Itu satu sisi. Sisi lain, ternyata, tiga pasangan calon kepala daerah untuk Kota Padangsidimpuan itu menerima debat terbuka digelar di Kota Medan. Seandainya para calon kepala daerah menolak berdebat di Kota Medan, tentunya debat publik itu tidak digelar di Kota Medan. Tapi, para calon kepala daerah setuju, dan mereka membawa rombongan masing-masing ke Kota Medan. 


Sebagai calon kepala daerah, seharusnya mereka memahamkan, bahwa sekecil apapun nilai APBD yang dipergunakan,  pasti berdampak terhadap dinamika perekonomian daerah. Tentu, hanya calon kepala daerah yang baik dan mengetahui kebutuhan  masyarakat yang akan menolak debat terbuka di luar Kota Padangsidimpuan.


Mungkin para kandidat Wali Kota dan Wakil Wali Kota Padangsidimpuan itu tak tahu apa implikasi bila dana dalam APBD Kota Padangsidimpuan dipergunakan tidak di Kota Padangsidimpuan. Tentu saja mereka tahu, apalagi ada kandidat yang memasang tagline "APBD untuk Rakyat" dalam kampanyenya.  Itu artinya, kandidat ini sangat paham bahwa APBD dirumuskan untuk rakyat, tetapi implementasinya menegaskan tagline itu hanya sekadar iklan politik.

  

Bukan tagline itu saja yang terkesan sekadar iklan politik. Visi dan misi para kandidat Wali Kota dan Wakil Wali Kota Padangsidimpuan tampaknya sekadar iklan politik. Visi dan misi itu tak mampu dielaborasi saat menjawab pertanyaan-pertanyaan yang dikemas para panelis dalam debat terbuka.  Ada kandidat kepala daerah yang menderita demam panggung. Akhirnya kehilangan kecerdasan artikulasi, sehingga jawaban yang diberikan atas pertanyaan tidak menukik ke subtabsial persoalan. Atau, mungkin, mereka sebetulnya tidak begitu memahami persoalan yang sedang dihadapi masyarakat?  
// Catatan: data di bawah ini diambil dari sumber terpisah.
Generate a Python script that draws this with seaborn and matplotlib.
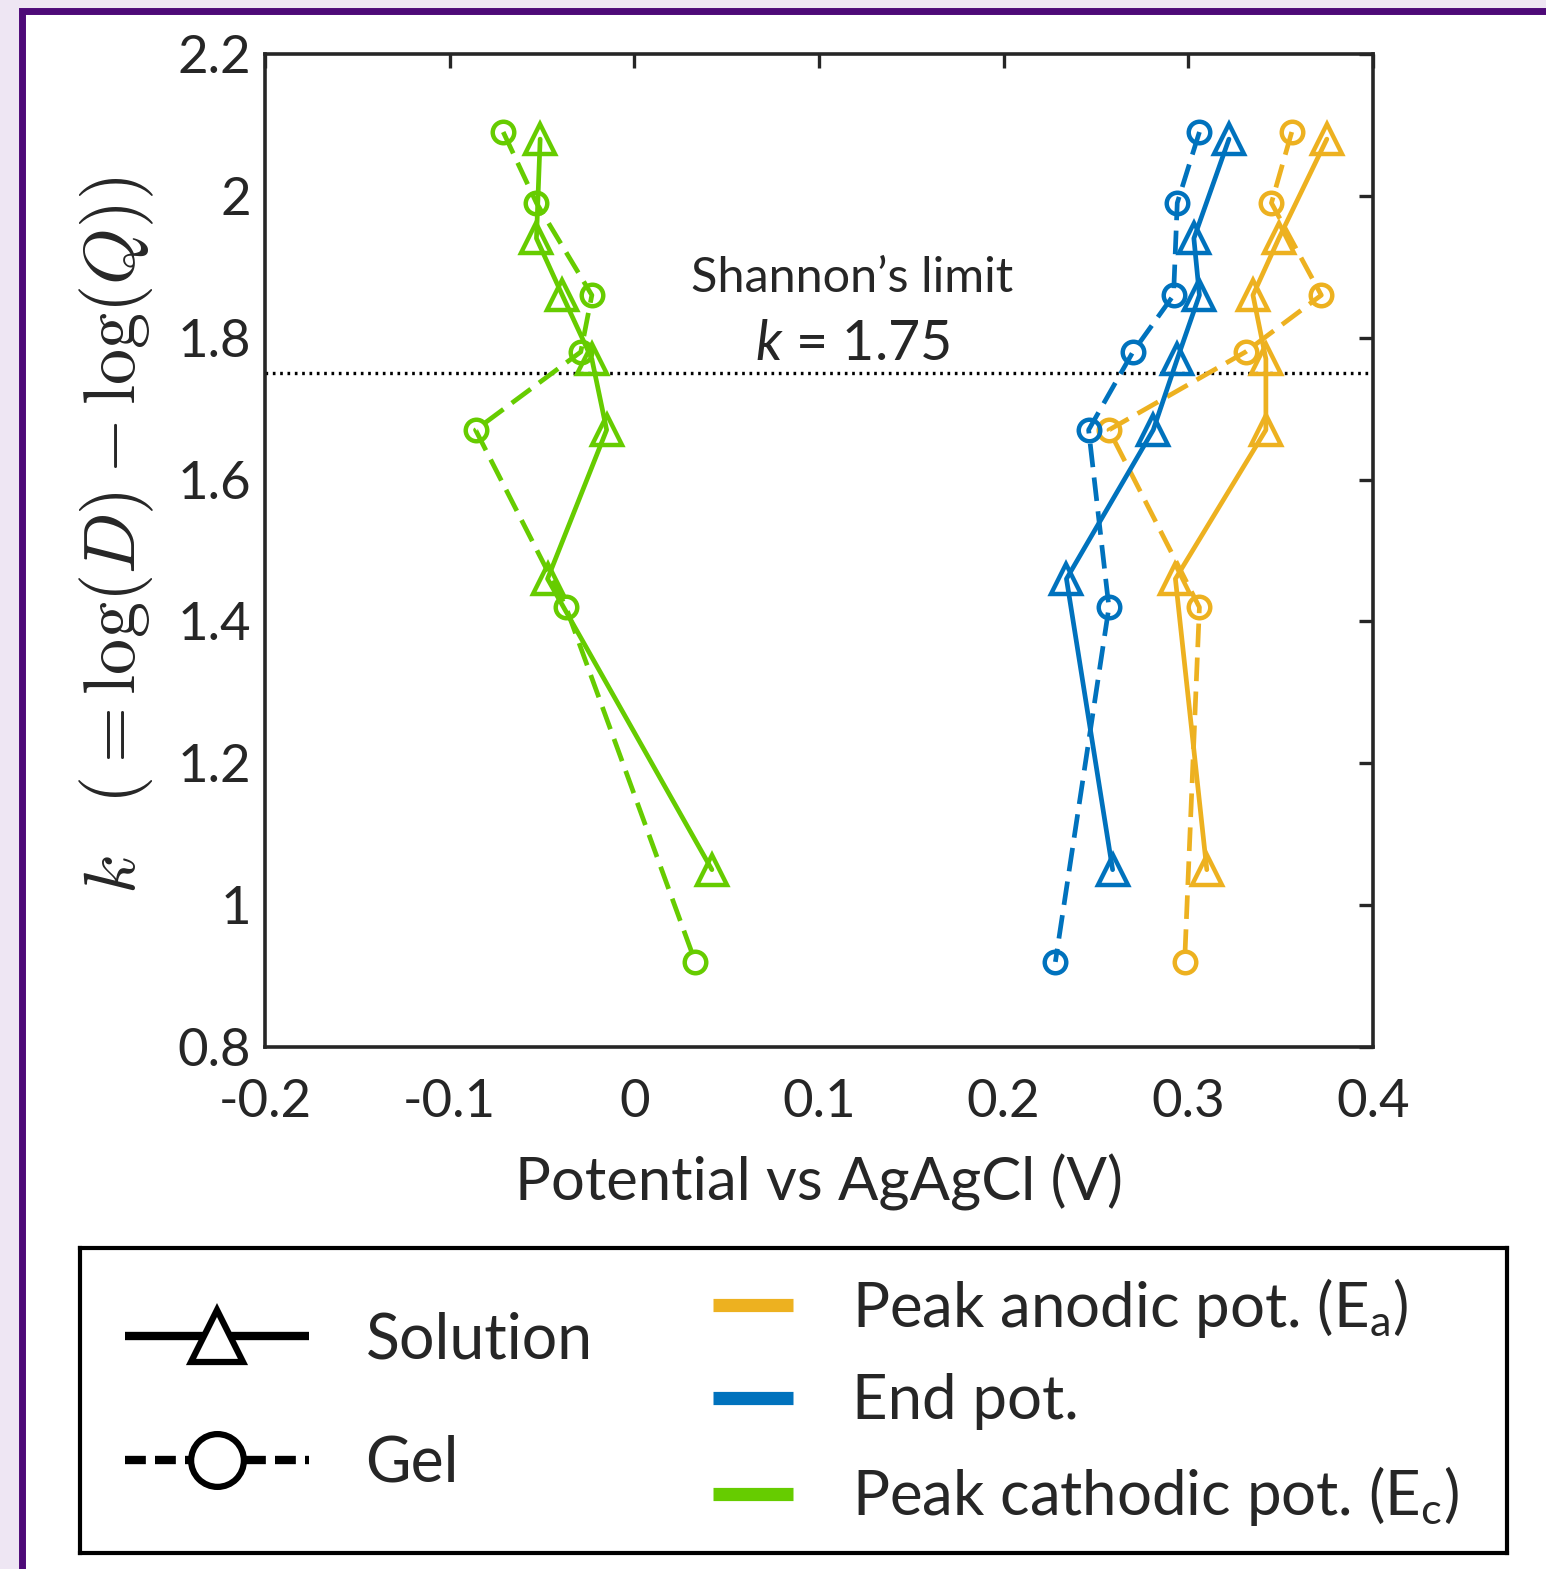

Pertanyaan-pertanyaan yang dikemas tim panelis, sebetulnya sudah lebih dahulu disampaikan kepada para calon kepala daerah. Sebelum debat terbuka, KPU Kota Padangsidimpuan sudah memberikan poin-poin yang akan diperdebatkan. Itu artinya, ketiga calon kepala daerah sudah diberi waktu untuk mempersiapkan diri lebih dahulu. Sangat disayangkan,  jawaban mereka saat debat terbuka, hanya mengulang-ulang apa yang sudah dipahami masyarakat.

 

Para calon kepala daerah, misalnya, memiliki gagasan dan pemikiran yang sama tentang sektor pertanian sebagai andalan pembangunan ekonomi di Kota Padangsidimpuan. Ada yang merasa yakin bahwa sektor ini akan membuat Kota Padangsidimpuan  berkembang pesat. Padahal, lahan pertanian saja mengalami pengurangan dari tahun ke tahun. Tempat budidaya itu, beralih fungsi menjadi tempat pemukiman.  
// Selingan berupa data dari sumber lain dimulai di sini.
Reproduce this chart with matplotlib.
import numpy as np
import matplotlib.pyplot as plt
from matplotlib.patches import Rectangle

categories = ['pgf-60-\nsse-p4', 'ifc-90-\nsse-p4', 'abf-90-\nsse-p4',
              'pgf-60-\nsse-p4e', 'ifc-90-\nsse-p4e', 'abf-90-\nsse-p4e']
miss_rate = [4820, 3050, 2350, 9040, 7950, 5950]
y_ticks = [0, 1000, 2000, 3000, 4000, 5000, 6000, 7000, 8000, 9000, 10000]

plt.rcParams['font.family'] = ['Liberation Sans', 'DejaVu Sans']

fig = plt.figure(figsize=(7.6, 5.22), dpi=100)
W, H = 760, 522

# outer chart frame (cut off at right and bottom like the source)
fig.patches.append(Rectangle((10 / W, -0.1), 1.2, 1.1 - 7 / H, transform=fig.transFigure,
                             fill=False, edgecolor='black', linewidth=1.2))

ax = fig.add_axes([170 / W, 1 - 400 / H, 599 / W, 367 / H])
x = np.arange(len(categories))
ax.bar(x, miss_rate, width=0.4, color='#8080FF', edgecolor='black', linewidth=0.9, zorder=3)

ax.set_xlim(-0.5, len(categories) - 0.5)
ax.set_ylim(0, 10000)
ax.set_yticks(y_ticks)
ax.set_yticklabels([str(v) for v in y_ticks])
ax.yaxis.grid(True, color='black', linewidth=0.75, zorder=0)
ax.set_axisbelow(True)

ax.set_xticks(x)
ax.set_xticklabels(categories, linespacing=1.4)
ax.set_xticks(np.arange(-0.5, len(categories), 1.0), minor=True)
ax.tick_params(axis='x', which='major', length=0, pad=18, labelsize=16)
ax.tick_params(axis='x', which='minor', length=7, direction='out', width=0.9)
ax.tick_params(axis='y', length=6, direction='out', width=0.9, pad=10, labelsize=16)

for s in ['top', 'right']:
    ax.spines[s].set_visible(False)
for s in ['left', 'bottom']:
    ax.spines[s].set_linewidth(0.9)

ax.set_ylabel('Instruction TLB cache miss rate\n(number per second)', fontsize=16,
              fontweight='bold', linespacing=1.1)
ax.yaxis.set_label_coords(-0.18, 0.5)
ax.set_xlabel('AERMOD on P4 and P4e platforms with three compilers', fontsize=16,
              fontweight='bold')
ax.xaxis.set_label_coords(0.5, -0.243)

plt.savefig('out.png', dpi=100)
Bahkan, seandainya para kandidat Wali Kota dan Wakil Wali Kota Padangsidimpuan ini gemar membaca hasil survei Biro Pusat Statitik (BPS) terkait Pendapatan Domestik reginal Bruto (PDRB) Kota Padangsidimpuan, mereka tentu tahu sektor pertanian bukan lagi penyumbang terbesar. Kontribusi sektor ekonomi yang satu ini, kalah jauh dibandingkan sektor perdagangan dan jasa.  Itu artinya, Kota Padangsidimpuan ini tidak perlu lagi mengandalkan sektor pertanian, sehingga para kandidat kepala daerah perlu merumuskan gagasan tentang kemungkinan bagi Kota Padangsidimpuan menjadi "kota perdagangan dan jasa".


Mungkin mereka memang gugup sehingga jawabannya cenderung sama.  Kita tak menemukan gagasan orisinil dan inovatif.  Kita hanya menyaksikan tiga paslon Wali Kota dan Wakil Wali Kota Padangsidimpuan sedang mencoba terlihat cerdas dan cergas.